>>
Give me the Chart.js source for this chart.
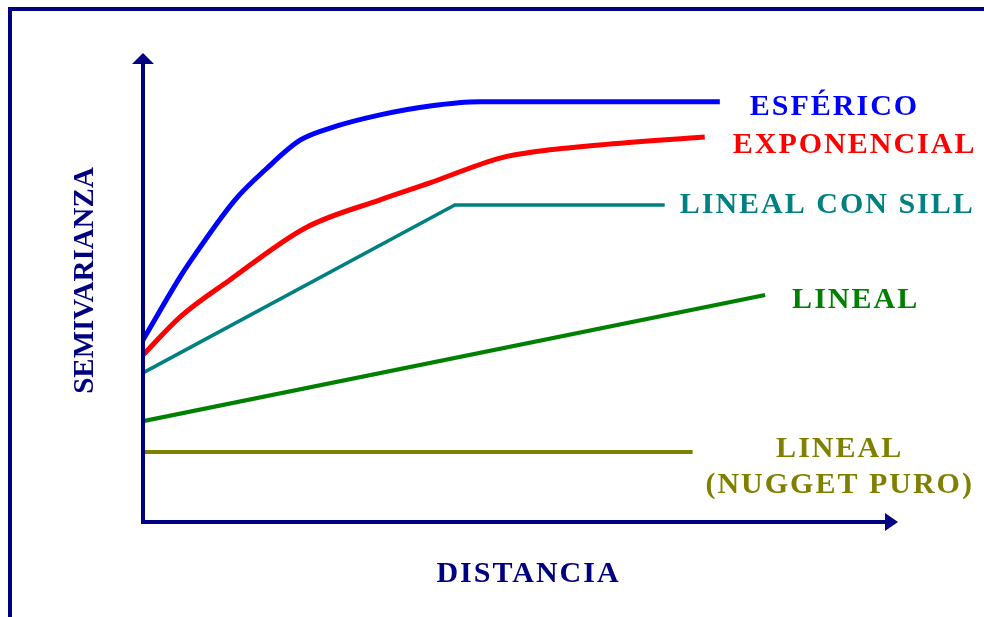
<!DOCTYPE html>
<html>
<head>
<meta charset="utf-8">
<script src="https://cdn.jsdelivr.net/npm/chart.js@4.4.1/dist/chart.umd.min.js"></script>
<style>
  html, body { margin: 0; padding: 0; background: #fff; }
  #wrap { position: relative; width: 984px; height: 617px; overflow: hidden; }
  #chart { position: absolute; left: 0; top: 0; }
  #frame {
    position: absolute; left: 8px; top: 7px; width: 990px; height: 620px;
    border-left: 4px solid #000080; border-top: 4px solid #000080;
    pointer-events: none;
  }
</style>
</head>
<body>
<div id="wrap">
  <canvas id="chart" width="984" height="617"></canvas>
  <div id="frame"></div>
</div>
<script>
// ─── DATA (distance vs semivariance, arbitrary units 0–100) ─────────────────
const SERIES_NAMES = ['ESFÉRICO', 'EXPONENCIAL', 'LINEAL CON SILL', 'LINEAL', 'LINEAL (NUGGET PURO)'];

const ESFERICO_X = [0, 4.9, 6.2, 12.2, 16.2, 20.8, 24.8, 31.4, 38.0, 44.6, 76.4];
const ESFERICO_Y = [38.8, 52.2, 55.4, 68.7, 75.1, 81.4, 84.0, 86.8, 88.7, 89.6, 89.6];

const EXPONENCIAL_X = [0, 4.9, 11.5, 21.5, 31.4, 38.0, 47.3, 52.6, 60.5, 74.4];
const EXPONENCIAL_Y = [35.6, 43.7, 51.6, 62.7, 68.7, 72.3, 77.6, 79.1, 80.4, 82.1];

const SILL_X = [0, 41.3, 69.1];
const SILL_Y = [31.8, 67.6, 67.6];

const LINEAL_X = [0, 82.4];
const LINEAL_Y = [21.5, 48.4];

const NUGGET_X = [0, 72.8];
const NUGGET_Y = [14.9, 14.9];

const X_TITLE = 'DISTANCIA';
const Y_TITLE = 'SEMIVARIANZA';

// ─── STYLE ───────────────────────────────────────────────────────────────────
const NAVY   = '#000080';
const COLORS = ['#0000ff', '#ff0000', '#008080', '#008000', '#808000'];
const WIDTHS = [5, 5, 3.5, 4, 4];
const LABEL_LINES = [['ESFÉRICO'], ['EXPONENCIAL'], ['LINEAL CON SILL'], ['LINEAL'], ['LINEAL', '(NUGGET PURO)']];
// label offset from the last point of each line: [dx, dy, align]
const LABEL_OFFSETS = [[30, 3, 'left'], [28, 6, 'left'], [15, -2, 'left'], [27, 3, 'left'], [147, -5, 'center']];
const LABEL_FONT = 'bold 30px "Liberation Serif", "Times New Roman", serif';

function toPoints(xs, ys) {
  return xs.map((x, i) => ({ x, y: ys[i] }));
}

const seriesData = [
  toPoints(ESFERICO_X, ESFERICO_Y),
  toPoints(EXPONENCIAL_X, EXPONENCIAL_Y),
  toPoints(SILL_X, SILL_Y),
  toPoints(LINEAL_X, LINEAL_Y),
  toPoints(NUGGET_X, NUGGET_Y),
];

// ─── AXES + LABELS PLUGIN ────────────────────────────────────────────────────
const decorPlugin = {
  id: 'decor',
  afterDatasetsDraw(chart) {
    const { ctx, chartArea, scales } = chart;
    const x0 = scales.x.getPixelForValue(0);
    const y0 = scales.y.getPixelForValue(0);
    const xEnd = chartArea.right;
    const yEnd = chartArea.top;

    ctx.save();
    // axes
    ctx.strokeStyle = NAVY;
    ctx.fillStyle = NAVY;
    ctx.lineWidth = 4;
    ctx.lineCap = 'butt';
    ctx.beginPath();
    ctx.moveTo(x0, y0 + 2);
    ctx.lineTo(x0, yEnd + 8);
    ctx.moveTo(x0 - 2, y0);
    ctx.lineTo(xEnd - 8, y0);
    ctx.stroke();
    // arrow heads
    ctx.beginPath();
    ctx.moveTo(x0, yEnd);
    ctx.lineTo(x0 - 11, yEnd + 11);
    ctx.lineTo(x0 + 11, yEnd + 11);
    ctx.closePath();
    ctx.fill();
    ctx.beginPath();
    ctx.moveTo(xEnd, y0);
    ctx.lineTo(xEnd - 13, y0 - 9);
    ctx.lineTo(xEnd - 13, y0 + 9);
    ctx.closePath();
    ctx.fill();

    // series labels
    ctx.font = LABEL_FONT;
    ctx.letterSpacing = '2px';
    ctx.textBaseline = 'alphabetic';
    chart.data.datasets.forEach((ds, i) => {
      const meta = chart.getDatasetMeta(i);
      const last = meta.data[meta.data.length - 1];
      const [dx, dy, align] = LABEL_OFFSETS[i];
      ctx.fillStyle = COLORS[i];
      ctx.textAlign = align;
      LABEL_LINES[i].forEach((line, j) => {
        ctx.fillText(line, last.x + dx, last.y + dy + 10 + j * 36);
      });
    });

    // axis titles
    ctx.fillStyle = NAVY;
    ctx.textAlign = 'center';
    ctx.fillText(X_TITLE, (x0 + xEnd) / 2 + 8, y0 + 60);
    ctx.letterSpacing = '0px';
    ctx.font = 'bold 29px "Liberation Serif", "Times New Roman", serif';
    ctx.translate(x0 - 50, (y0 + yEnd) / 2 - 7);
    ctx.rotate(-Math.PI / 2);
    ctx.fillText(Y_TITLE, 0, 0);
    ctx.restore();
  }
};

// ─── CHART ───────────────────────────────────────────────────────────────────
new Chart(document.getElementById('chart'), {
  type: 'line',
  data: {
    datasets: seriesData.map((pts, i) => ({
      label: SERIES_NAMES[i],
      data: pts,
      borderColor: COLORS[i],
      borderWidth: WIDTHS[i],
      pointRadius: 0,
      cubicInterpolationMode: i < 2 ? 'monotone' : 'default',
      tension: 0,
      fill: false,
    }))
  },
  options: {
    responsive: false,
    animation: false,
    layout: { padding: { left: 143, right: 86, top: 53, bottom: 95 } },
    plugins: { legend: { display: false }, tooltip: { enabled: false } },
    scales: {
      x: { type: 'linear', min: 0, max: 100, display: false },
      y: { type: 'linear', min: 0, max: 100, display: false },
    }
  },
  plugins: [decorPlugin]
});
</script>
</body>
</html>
<<
WORK INSTRUCTIONS: Repeat the material exactly as it reads, without any of its pictures.

WRITTEN SOLUTION:
Give me the Chart.js source for this chart.
<!DOCTYPE html>
<html>
<head>
<meta charset="utf-8">
<script src="https://cdn.jsdelivr.net/npm/chart.js@4.4.1/dist/chart.umd.min.js"></script>
<style>
  html, body { margin: 0; padding: 0; background: #fff; }
  #wrap { position: relative; width: 984px; height: 617px; overflow: hidden; }
  #chart { position: absolute; left: 0; top: 0; }
  #frame {
    position: absolute; left: 8px; top: 7px; width: 990px; height: 620px;
    border-left: 4px solid #000080; border-top: 4px solid #000080;
    pointer-events: none;
  }
</style>
</head>
<body>
<div id="wrap">
  <canvas id="chart" width="984" height="617"></canvas>
  <div id="frame"></div>
</div>
<script>
// ─── DATA (distance vs semivariance, arbitrary units 0–100) ─────────────────
const SERIES_NAMES = ['ESFÉRICO', 'EXPONENCIAL', 'LINEAL CON SILL', 'LINEAL', 'LINEAL (NUGGET PURO)'];

const ESFERICO_X = [0, 4.9, 6.2, 12.2, 16.2, 20.8, 24.8, 31.4, 38.0, 44.6, 76.4];
const ESFERICO_Y = [38.8, 52.2, 55.4, 68.7, 75.1, 81.4, 84.0, 86.8, 88.7, 89.6, 89.6];

const EXPONENCIAL_X = [0, 4.9, 11.5, 21.5, 31.4, 38.0, 47.3, 52.6, 60.5, 74.4];
const EXPONENCIAL_Y = [35.6, 43.7, 51.6, 62.7, 68.7, 72.3, 77.6, 79.1, 80.4, 82.1];

const SILL_X = [0, 41.3, 69.1];
const SILL_Y = [31.8, 67.6, 67.6];

const LINEAL_X = [0, 82.4];
const LINEAL_Y = [21.5, 48.4];

const NUGGET_X = [0, 72.8];
const NUGGET_Y = [14.9, 14.9];

const X_TITLE = 'DISTANCIA';
const Y_TITLE = 'SEMIVARIANZA';

// ─── STYLE ───────────────────────────────────────────────────────────────────
const NAVY   = '#000080';
const COLORS = ['#0000ff', '#ff0000', '#008080', '#008000', '#808000'];
const WIDTHS = [5, 5, 3.5, 4, 4];
const LABEL_LINES = [['ESFÉRICO'], ['EXPONENCIAL'], ['LINEAL CON SILL'], ['LINEAL'], ['LINEAL', '(NUGGET PURO)']];
// label offset from the last point of each line: [dx, dy, align]
const LABEL_OFFSETS = [[30, 3, 'left'], [28, 6, 'left'], [15, -2, 'left'], [27, 3, 'left'], [147, -5, 'center']];
const LABEL_FONT = 'bold 30px "Liberation Serif", "Times New Roman", serif';

function toPoints(xs, ys) {
  return xs.map((x, i) => ({ x, y: ys[i] }));
}

const seriesData = [
  toPoints(ESFERICO_X, ESFERICO_Y),
  toPoints(EXPONENCIAL_X, EXPONENCIAL_Y),
  toPoints(SILL_X, SILL_Y),
  toPoints(LINEAL_X, LINEAL_Y),
  toPoints(NUGGET_X, NUGGET_Y),
];

// ─── AXES + LABELS PLUGIN ────────────────────────────────────────────────────
const decorPlugin = {
  id: 'decor',
  afterDatasetsDraw(chart) {
    const { ctx, chartArea, scales } = chart;
    const x0 = scales.x.getPixelForValue(0);
    const y0 = scales.y.getPixelForValue(0);
    const xEnd = chartArea.right;
    const yEnd = chartArea.top;

    ctx.save();
    // axes
    ctx.strokeStyle = NAVY;
    ctx.fillStyle = NAVY;
    ctx.lineWidth = 4;
    ctx.lineCap = 'butt';
    ctx.beginPath();
    ctx.moveTo(x0, y0 + 2);
    ctx.lineTo(x0, yEnd + 8);
    ctx.moveTo(x0 - 2, y0);
    ctx.lineTo(xEnd - 8, y0);
    ctx.stroke();
    // arrow heads
    ctx.beginPath();
    ctx.moveTo(x0, yEnd);
    ctx.lineTo(x0 - 11, yEnd + 11);
    ctx.lineTo(x0 + 11, yEnd + 11);
    ctx.closePath();
    ctx.fill();
    ctx.beginPath();
    ctx.moveTo(xEnd, y0);
    ctx.lineTo(xEnd - 13, y0 - 9);
    ctx.lineTo(xEnd - 13, y0 + 9);
    ctx.closePath();
    ctx.fill();

    // series labels
    ctx.font = LABEL_FONT;
    ctx.letterSpacing = '2px';
    ctx.textBaseline = 'alphabetic';
    chart.data.datasets.forEach((ds, i) => {
      const meta = chart.getDatasetMeta(i);
      const last = meta.data[meta.data.length - 1];
      const [dx, dy, align] = LABEL_OFFSETS[i];
      ctx.fillStyle = COLORS[i];
      ctx.textAlign = align;
      LABEL_LINES[i].forEach((line, j) => {
        ctx.fillText(line, last.x + dx, last.y + dy + 10 + j * 36);
      });
    });

    // axis titles
    ctx.fillStyle = NAVY;
    ctx.textAlign = 'center';
    ctx.fillText(X_TITLE, (x0 + xEnd) / 2 + 8, y0 + 60);
    ctx.letterSpacing = '0px';
    ctx.font = 'bold 29px "Liberation Serif", "Times New Roman", serif';
    ctx.translate(x0 - 50, (y0 + yEnd) / 2 - 7);
    ctx.rotate(-Math.PI / 2);
    ctx.fillText(Y_TITLE, 0, 0);
    ctx.restore();
  }
};

// ─── CHART ───────────────────────────────────────────────────────────────────
new Chart(document.getElementById('chart'), {
  type: 'line',
  data: {
    datasets: seriesData.map((pts, i) => ({
      label: SERIES_NAMES[i],
      data: pts,
      borderColor: COLORS[i],
      borderWidth: WIDTHS[i],
      pointRadius: 0,
      cubicInterpolationMode: i < 2 ? 'monotone' : 'default',
      tension: 0,
      fill: false,
    }))
  },
  options: {
    responsive: false,
    animation: false,
    layout: { padding: { left: 143, right: 86, top: 53, bottom: 95 } },
    plugins: { legend: { display: false }, tooltip: { enabled: false } },
    scales: {
      x: { type: 'linear', min: 0, max: 100, display: false },
      y: { type: 'linear', min: 0, max: 100, display: false },
    }
  },
  plugins: [decorPlugin]
});
</script>
</body>
</html>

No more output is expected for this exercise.